At Ham House, firefighters in protective kit and breathing apparatus, cumbersome as old-fashioned scuba gear, move in with rasping breath. In their hands are the grab sheets, which provide images of the objects and advice on the number of firefighters needed to carry them (one for light items, three for heavy ones). At the Louvre, too, firefighters look over the curators’ lists to see if they are practicable. Sometimes actual weight must trump the cultural kind. The Rosetta Stone, the key to deciphering hieroglyphics, is three-quarters of a tonne of igneous rock. Held in the British Museum, it is going nowhere.

Imagining the worst

Other dimensions matter as well. A painting such as Hans Holbein’s “Ambassadors” stands at well over two metres from tip to toe. You’d struggle to get it through the door. In such cases, says Mr Knatchbull, “it could be that the salvage plan is to use a Stanley knife and to cut the painting out of the frame.” An Australian guide to priority lists gently reminds museums to consider not merely their attachment to an object, but the object’s attachment to the museum. Screwdrivers might be needed, the guide notes. It is wise advice. No one wants to run the museum where firefighters fiddled with an awkward wall bracket while the Rome section burned.

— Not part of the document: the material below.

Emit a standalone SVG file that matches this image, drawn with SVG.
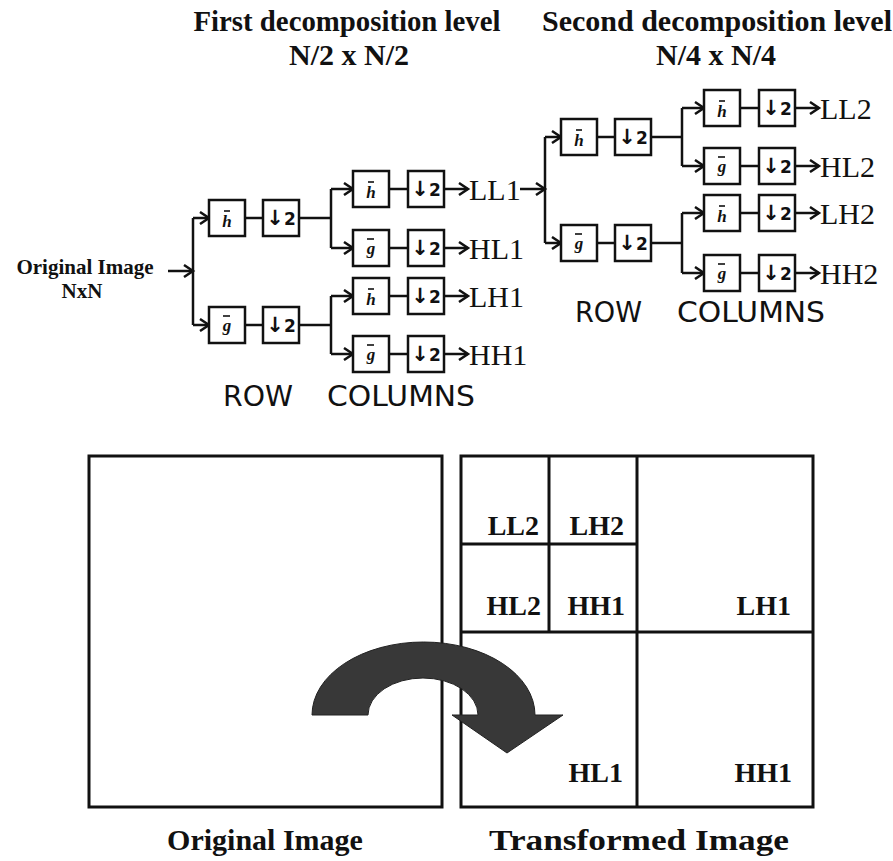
<svg xmlns="http://www.w3.org/2000/svg" width="893" height="861" viewBox="0 0 893 861">
<style>
.bg{fill:#fff}
.box{fill:#fff;stroke:#111;stroke-width:2.5}
.bar{stroke:#111;stroke-width:1.6}
.fs{font-family:"Liberation Serif",serif;font-weight:bold;font-style:italic;font-size:17px;fill:#111;text-anchor:middle}
.dn{font-family:"DejaVu Sans",sans-serif;font-weight:bold;font-size:17px;fill:#111;text-anchor:middle}
.dn .a{font-size:21px}
.ln{fill:none;stroke:#111;stroke-width:2.5}
.ar{fill:none;stroke:#111;stroke-width:2.5;marker-end:url(#chev)}
.out{font-family:"Liberation Serif",serif;font-size:30px;fill:#111}
.ttl{font-family:"Liberation Serif",serif;font-weight:bold;font-size:30px;fill:#111;text-anchor:middle}
.lab{font-family:"Liberation Serif",serif;font-weight:bold;font-size:21px;fill:#111;text-anchor:middle}
.rc{font-family:"DejaVu Sans",sans-serif;font-size:28px;fill:#111}
.frame{fill:#fff;stroke:#111;stroke-width:3}
.grid{stroke:#111;stroke-width:3}
.sb{font-family:"Liberation Serif",serif;font-weight:bold;font-size:28px;fill:#111;text-anchor:end}
.cap{font-family:"Liberation Serif",serif;font-weight:bold;font-size:30px;fill:#111;text-anchor:middle}
.big{fill:#383838;stroke:#222;stroke-width:1}
</style>
<defs>
<marker id="chev" markerUnits="userSpaceOnUse" markerWidth="14" markerHeight="14" refX="11" refY="7" orient="auto">
<path d="M2,1 L11,7 L2,13" fill="none" stroke="#111" stroke-width="2.5"/>
</marker>
</defs>
<rect class="bg" x="0" y="0" width="893" height="861"/>

<!-- Titles -->
<g id="title1">
<text class="ttl" x="347" y="31" textLength="307" lengthAdjust="spacingAndGlyphs">First decomposition level</text>
<text class="ttl" x="349" y="65">N/2 x N/2</text>
</g>
<g id="title2">
<text class="ttl" x="717" y="31" textLength="350" lengthAdjust="spacingAndGlyphs">Second decomposition level</text>
<text class="ttl" x="716" y="65">N/4 x N/4</text>
</g>

<g id="input-label">
<text class="lab" x="85" y="274">Original Image</text>
<text class="lab" x="82" y="298">NxN</text>
</g>

<!-- Connectors -->
<g id="connectors">
<line class="ar" x1="168" y1="271" x2="193" y2="271"/>
<line class="ln" x1="193" y1="218" x2="193" y2="325"/>
<line class="ar" x1="193" y1="218" x2="209" y2="218"/>
<line class="ar" x1="193" y1="325" x2="209" y2="325"/>
<line class="ln" x1="245" y1="218" x2="263" y2="218"/>
<line class="ln" x1="245" y1="325" x2="263" y2="325"/>
<line class="ln" x1="299" y1="218" x2="331" y2="218"/>
<line class="ln" x1="299" y1="325" x2="331" y2="325"/>
<line class="ln" x1="331" y1="189" x2="331" y2="248"/>
<line class="ln" x1="331" y1="296" x2="331" y2="354"/>
<line class="ar" x1="331" y1="189" x2="353" y2="189"/>
<line class="ar" x1="331" y1="248" x2="353" y2="248"/>
<line class="ar" x1="331" y1="296" x2="353" y2="296"/>
<line class="ar" x1="331" y1="354" x2="353" y2="354"/>
<line class="ln" x1="389" y1="189" x2="408" y2="189"/>
<line class="ln" x1="389" y1="248" x2="408" y2="248"/>
<line class="ln" x1="389" y1="296" x2="408" y2="296"/>
<line class="ln" x1="389" y1="354" x2="408" y2="354"/>
<line class="ar" x1="444" y1="189" x2="468" y2="189"/>
<line class="ar" x1="444" y1="248" x2="468" y2="248"/>
<line class="ar" x1="444" y1="296" x2="468" y2="296"/>
<line class="ar" x1="444" y1="354" x2="468" y2="354"/>
<line class="ar" x1="520" y1="189" x2="545" y2="189"/>
<line class="ln" x1="545" y1="137" x2="545" y2="243"/>
<line class="ar" x1="545" y1="137" x2="561" y2="137"/>
<line class="ar" x1="545" y1="243" x2="561" y2="243"/>
<line class="ln" x1="597" y1="137" x2="615" y2="137"/>
<line class="ln" x1="597" y1="243" x2="615" y2="243"/>
<line class="ln" x1="651" y1="137" x2="682" y2="137"/>
<line class="ln" x1="651" y1="243" x2="682" y2="243"/>
<line class="ln" x1="682" y1="108" x2="682" y2="166"/>
<line class="ln" x1="682" y1="213" x2="682" y2="273"/>
<line class="ar" x1="682" y1="108" x2="704" y2="108"/>
<line class="ar" x1="682" y1="166" x2="704" y2="166"/>
<line class="ar" x1="682" y1="213" x2="704" y2="213"/>
<line class="ar" x1="682" y1="273" x2="704" y2="273"/>
<line class="ln" x1="740" y1="108" x2="759" y2="108"/>
<line class="ln" x1="740" y1="166" x2="759" y2="166"/>
<line class="ln" x1="740" y1="213" x2="759" y2="213"/>
<line class="ln" x1="740" y1="273" x2="759" y2="273"/>
<line class="ar" x1="795" y1="108" x2="819" y2="108"/>
<line class="ar" x1="795" y1="166" x2="819" y2="166"/>
<line class="ar" x1="795" y1="213" x2="819" y2="213"/>
<line class="ar" x1="795" y1="273" x2="819" y2="273"/>
</g>

<!-- Level 1 row filters -->
<g id="r1-h" transform="translate(209,200)"><rect class="box" width="36" height="36"/><line class="bar" x1="15" y1="11" x2="21" y2="11"/><text class="fs" x="18" y="27">h</text></g>
<g id="r1-h-ds" transform="translate(263,200)"><rect class="box" width="36" height="36"/><text class="dn" x="18" y="25"><tspan class="a">↓</tspan>2</text></g>
<g id="r1-g" transform="translate(209,307)"><rect class="box" width="36" height="36"/><line class="bar" x1="14" y1="9" x2="21" y2="9"/><text class="fs" x="18" y="24">g</text></g>
<g id="r1-g-ds" transform="translate(263,307)"><rect class="box" width="36" height="36"/><text class="dn" x="18" y="25"><tspan class="a">↓</tspan>2</text></g>

<!-- Level 1 column filters -->
<g id="c1-ll-h" transform="translate(353,171)"><rect class="box" width="36" height="36"/><line class="bar" x1="15" y1="11" x2="21" y2="11"/><text class="fs" x="18" y="27">h</text></g>
<g id="c1-ll-ds" transform="translate(408,171)"><rect class="box" width="36" height="36"/><text class="dn" x="18" y="25"><tspan class="a">↓</tspan>2</text></g>
<g id="c1-hl-g" transform="translate(353,230)"><rect class="box" width="36" height="36"/><line class="bar" x1="14" y1="9" x2="21" y2="9"/><text class="fs" x="18" y="24">g</text></g>
<g id="c1-hl-ds" transform="translate(408,230)"><rect class="box" width="36" height="36"/><text class="dn" x="18" y="25"><tspan class="a">↓</tspan>2</text></g>
<g id="c1-lh-h" transform="translate(353,278)"><rect class="box" width="36" height="36"/><line class="bar" x1="15" y1="11" x2="21" y2="11"/><text class="fs" x="18" y="27">h</text></g>
<g id="c1-lh-ds" transform="translate(408,278)"><rect class="box" width="36" height="36"/><text class="dn" x="18" y="25"><tspan class="a">↓</tspan>2</text></g>
<g id="c1-hh-g" transform="translate(353,336)"><rect class="box" width="36" height="36"/><line class="bar" x1="14" y1="9" x2="21" y2="9"/><text class="fs" x="18" y="24">g</text></g>
<g id="c1-hh-ds" transform="translate(408,336)"><rect class="box" width="36" height="36"/><text class="dn" x="18" y="25"><tspan class="a">↓</tspan>2</text></g>

<g id="out1">
<text class="out" x="469" y="200">LL1</text>
<text class="out" x="469" y="259">HL1</text>
<text class="out" x="469" y="307">LH1</text>
<text class="out" x="469" y="365">HH1</text>
</g>

<!-- Level 2 row filters -->
<g id="r2-h" transform="translate(561,119)"><rect class="box" width="36" height="36"/><line class="bar" x1="15" y1="11" x2="21" y2="11"/><text class="fs" x="18" y="27">h</text></g>
<g id="r2-h-ds" transform="translate(615,119)"><rect class="box" width="36" height="36"/><text class="dn" x="18" y="25"><tspan class="a">↓</tspan>2</text></g>
<g id="r2-g" transform="translate(561,225)"><rect class="box" width="36" height="36"/><line class="bar" x1="14" y1="9" x2="21" y2="9"/><text class="fs" x="18" y="24">g</text></g>
<g id="r2-g-ds" transform="translate(615,225)"><rect class="box" width="36" height="36"/><text class="dn" x="18" y="25"><tspan class="a">↓</tspan>2</text></g>

<!-- Level 2 column filters -->
<g id="c2-ll-h" transform="translate(704,90)"><rect class="box" width="36" height="36"/><line class="bar" x1="15" y1="11" x2="21" y2="11"/><text class="fs" x="18" y="27">h</text></g>
<g id="c2-ll-ds" transform="translate(759,90)"><rect class="box" width="36" height="36"/><text class="dn" x="18" y="25"><tspan class="a">↓</tspan>2</text></g>
<g id="c2-hl-g" transform="translate(704,148)"><rect class="box" width="36" height="36"/><line class="bar" x1="14" y1="9" x2="21" y2="9"/><text class="fs" x="18" y="24">g</text></g>
<g id="c2-hl-ds" transform="translate(759,148)"><rect class="box" width="36" height="36"/><text class="dn" x="18" y="25"><tspan class="a">↓</tspan>2</text></g>
<g id="c2-lh-h" transform="translate(704,195)"><rect class="box" width="36" height="36"/><line class="bar" x1="15" y1="11" x2="21" y2="11"/><text class="fs" x="18" y="27">h</text></g>
<g id="c2-lh-ds" transform="translate(759,195)"><rect class="box" width="36" height="36"/><text class="dn" x="18" y="25"><tspan class="a">↓</tspan>2</text></g>
<g id="c2-hh-g" transform="translate(704,255)"><rect class="box" width="36" height="36"/><line class="bar" x1="14" y1="9" x2="21" y2="9"/><text class="fs" x="18" y="24">g</text></g>
<g id="c2-hh-ds" transform="translate(759,255)"><rect class="box" width="36" height="36"/><text class="dn" x="18" y="25"><tspan class="a">↓</tspan>2</text></g>

<g id="out2">
<text class="out" x="820" y="119">LL2</text>
<text class="out" x="820" y="177">HL2</text>
<text class="out" x="820" y="224">LH2</text>
<text class="out" x="820" y="284">HH2</text>
</g>

<g id="stage-labels">
<text class="rc" x="223" y="406" textLength="70" lengthAdjust="spacingAndGlyphs">ROW</text>
<text class="rc" x="327" y="406" textLength="148" lengthAdjust="spacingAndGlyphs">COLUMNS</text>
<text class="rc" x="575" y="322" textLength="67" lengthAdjust="spacingAndGlyphs">ROW</text>
<text class="rc" x="677" y="322" textLength="148" lengthAdjust="spacingAndGlyphs">COLUMNS</text>
</g>

<!-- Bottom: images -->
<g id="original-image">
<rect class="frame" x="89" y="456" width="353" height="351"/>
</g>
<g id="transformed-image">
<rect class="frame" x="461" y="456" width="352" height="351"/>
<line class="grid" x1="637" y1="456" x2="637" y2="807"/>
<line class="grid" x1="461" y1="632" x2="813" y2="632"/>
<line class="grid" x1="549" y1="456" x2="549" y2="632"/>
<line class="grid" x1="461" y1="544" x2="637" y2="544"/>
<text class="sb" x="539" y="535">LL2</text>
<text class="sb" x="624" y="535">LH2</text>
<text class="sb" x="541" y="615">HL2</text>
<text class="sb" x="625" y="615">HH1</text>
<text class="sb" x="791" y="615">LH1</text>
<text class="sb" x="623" y="782">HL1</text>
<text class="sb" x="792" y="782">HH1</text>
</g>
<g id="transform-arrow">
<path class="big" d="M312,715 A111.5,73 0 0 1 535,715 L563,715 L507,753 L452,715 L478,715 A55,37 0 0 0 368,715 Z"/>
</g>
<g id="captions">
<text class="cap" x="265" y="850">Original Image</text>
<text class="cap" x="639" y="850" textLength="300" lengthAdjust="spacingAndGlyphs">Transformed Image</text>
</g>
</svg>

Not every museum and gallery runs drills. Even among those that have a plan, some simply assume that the worst will never happen to them. And, in most cases, it doesn’t. But as Alexander Kellner, the director of the National Museum of Brazil, knows better than most, when it does, it is bad. In September 2018, six months after becoming the museum’s boss, he stepped off a flight one Sunday evening to find his son and his assistant waiting for him. The assistant was in tears. The fire at the museum (pictured on previous page) had begun. By the time it was out, most of the collection of 20m objects was lost.

For those museum directors who consider themselves immune, Mr Kellner has some stark words. “I’m not religious, but I will pray to God that this will not happen to you,” he says. “Because once it happens, you can’t go back, can you?”After all, when “it’s lost, it’s lost.”